I appreciate your comments, and like I said I have absolutely no intention or no desire to "Fear Monger" or put any medical or health care worker down. They have a job I personally do not believe I could handle for very long. Like most jobs they are thankless, stressful, overworked, and underpaid, but being human they do make mistakes,and Murphy's Law says these mistakes can and will usually happen at the most inopportune moments.
But, I have to question, how does a 90 pd woman end up with a broken leg being transferred from a wheelchair to a bed with two attentive staff doing the transfer, how does she end up getting gangrene so bad they have to amputate her leg almost at the hip without being it being noticed earlier, especially when she is supposed to be getting extra care. I also know sometimes in life even our best is not good enough, S@*t just happens. Routine surgery is not routine in my view and health care is not just health care.
Each day in the United States, there are
five to 10 incorrect surgical procedures performed, some with devastating effects, the researchers noted. Typical problems are surgery performed on the wrong site or wrong side of the body, using an incorrect procedure or using it on the wrong patient.
https://www.nlm.nih.gov/medlineplus/n...ory_92076.html
(If that is the case what about what happens with health care workers
in senior and nursing homes and residences that we don't hear about.my comment)
Among the cases the researchers looked at were
212 adverse events, where wrong procedures were performed or the procedure was performed in the wrong patient, or at the wrong site. In addition, there were
130 "close calls," where a problem was recognized before the procedure was done.

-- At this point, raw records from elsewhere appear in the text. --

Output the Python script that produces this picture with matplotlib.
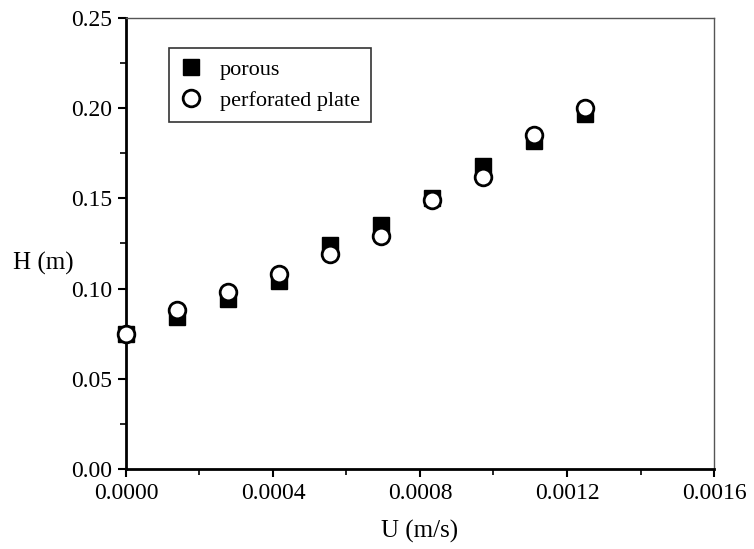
import matplotlib.pyplot as plt
from matplotlib.ticker import MultipleLocator, FormatStrFormatter

U = [0.0, 0.000139, 0.000278, 0.000417, 0.000556, 0.000694,
     0.000833, 0.000972, 0.00111, 0.00125]
H_porous = [0.075, 0.084, 0.094, 0.104, 0.124, 0.135,
            0.150, 0.168, 0.182, 0.197]
H_plate = [0.075, 0.088, 0.098, 0.108, 0.119, 0.129,
           0.149, 0.162, 0.185, 0.200]

plt.rcParams['font.family'] = ['Liberation Serif', 'DejaVu Serif']

fig = plt.figure(figsize=(7.54, 5.49), dpi=100)
ax = fig.add_axes([0.167, 0.146, 0.780, 0.821])

ax.plot(U, H_porous, 's', color='black', markersize=11, label='porous',
        clip_on=False, zorder=3)
ax.plot(U, H_plate, 'o', markerfacecolor='white', markeredgecolor='black',
        markeredgewidth=2, markersize=12, label='perforated plate',
        clip_on=False, zorder=4)

ax.set_xlim(0, 0.0016)
ax.set_ylim(0, 0.25)
ax.xaxis.set_major_locator(MultipleLocator(0.0004))
ax.xaxis.set_minor_locator(MultipleLocator(0.0002))
ax.yaxis.set_major_locator(MultipleLocator(0.05))
ax.yaxis.set_minor_locator(MultipleLocator(0.025))
ax.xaxis.set_major_formatter(FormatStrFormatter('%.4f'))
ax.yaxis.set_major_formatter(FormatStrFormatter('%.2f'))

ax.tick_params(which='major', direction='out', length=6, width=1.5,
               labelsize=17, pad=4)
ax.tick_params(which='minor', direction='out', length=4, width=1.2)

ax.spines['left'].set_linewidth(2)
ax.spines['bottom'].set_linewidth(2)
for s in ['top', 'right']:
    ax.spines[s].set_linewidth(1)
    ax.spines[s].set_color('#555555')

ax.set_xlabel('U (m/s)', fontsize=18, labelpad=12)
ax.set_ylabel('H (m)', fontsize=18, rotation=0, labelpad=30)
ax.yaxis.set_label_coords(-0.14, 0.43)

leg = ax.legend(loc='upper left', bbox_to_anchor=(0.073, 0.933), fontsize=16,
                frameon=True, fancybox=False, edgecolor='black',
                handletextpad=0.8, borderpad=0.5, labelspacing=0.45,
                handlelength=1.0, borderaxespad=0)
leg.get_frame().set_linewidth(1.2)

fig.savefig('out.png', dpi=100)
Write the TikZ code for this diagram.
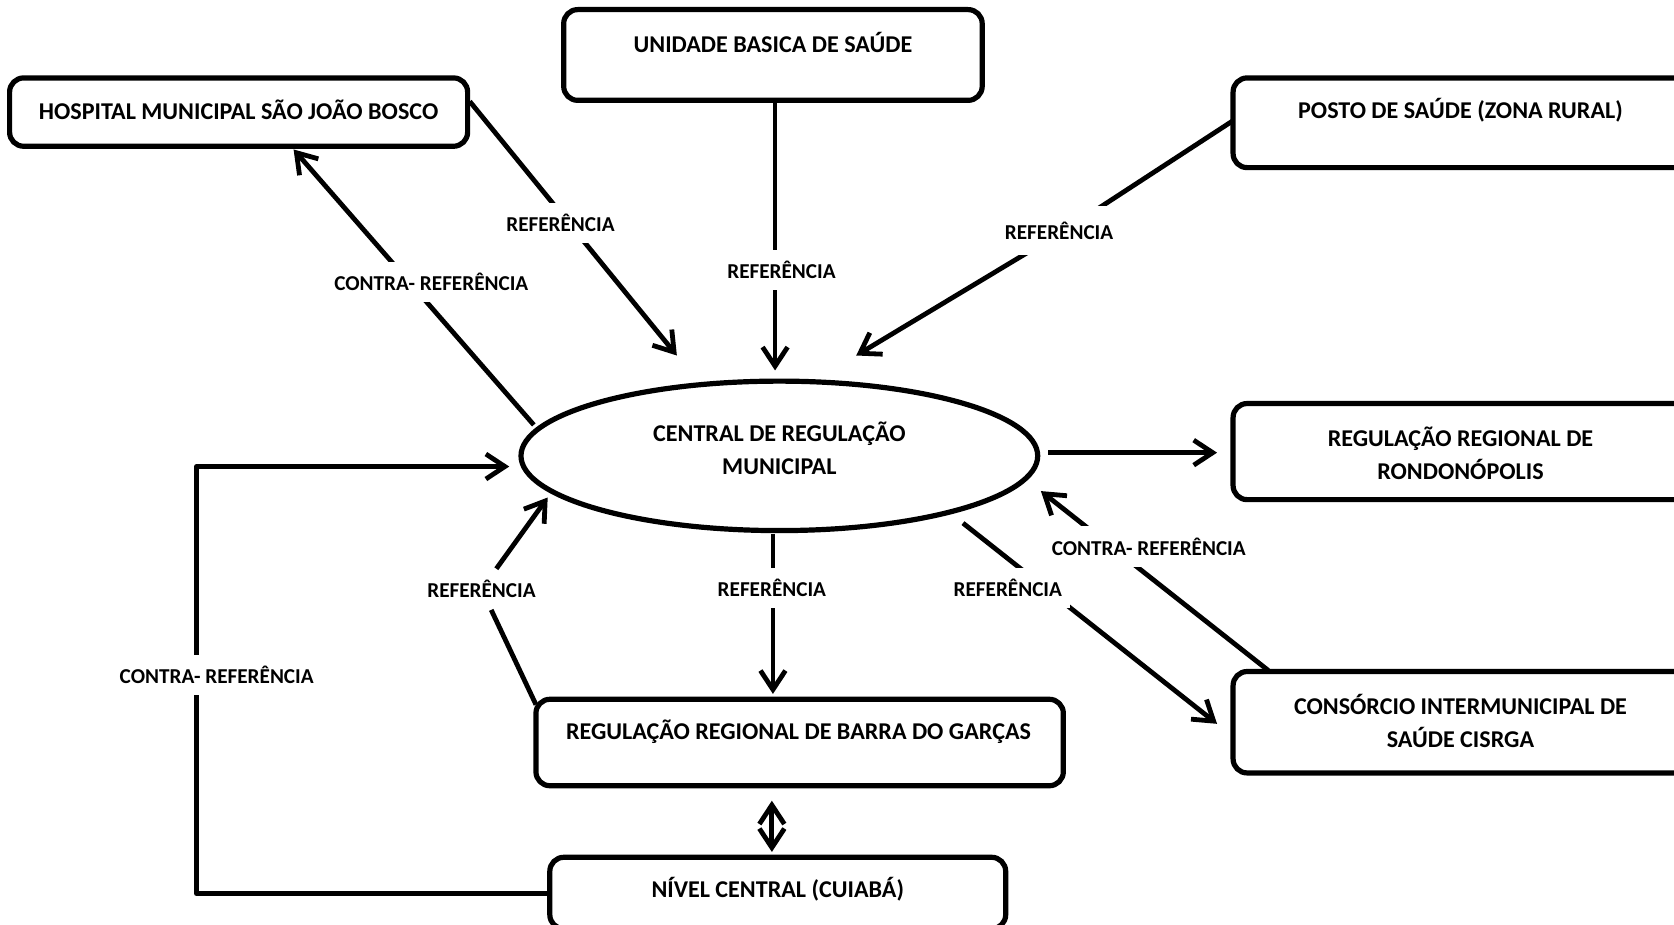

https://www.nlm.nih.gov/medlineplus/n...ory_92076.html
Implementation (of 19 safety checks) is sometimes spotty, partly because a procedure can become so routine that
staff members just go through the motions without really checking each item. (Murphy's Law?)
https://www.boston.com/news/local/mas...deaths/?page=2
A new study has found that the surgical death rate in hospitals is not just determined by the rate of complications but also by how those complications are handled.
The study involved more than 84,000 people who underwent surgery in U. S. hospitals and discovered a twofold difference in surgical deaths between hospitals with the lowest rate and those with the highest.
https://topnews.us/content/27482-hand...urgical-deaths
If every operating room in the United States adopted the surgical checklist, the nation could save between $15 billion and $25 billion a year on the costs of treating avoidable complications, according to calculations by the authors.
https://www.washingtonpost.com/wp-dyn...011402831.html
Maybe euthanasia is not the right word, is it incompetence, what is the right word? If it is your mother, father, son, daughter,spouse or heaven forbid you, yourself was on the operating table and died, so sorry I am having a bad day, doesn't cut it, no pun intended.
Yes I am hurt and angry because I feel it was a waste and we did not even get a I'm sorry for your loss. One careless action after another is the way I see it. A routine hoyer lift, a routine broken leg, a routine recovery from a broken leg, a routine surgery. Was it a routine death as well.? ALL ACCORDING TO MURPHY complete with a little butterfly effect thrown in.
I apologize for venting, but it seems like a series of such stupid mistakes to me, and life goes on for some of us, while others have to deal with the loss.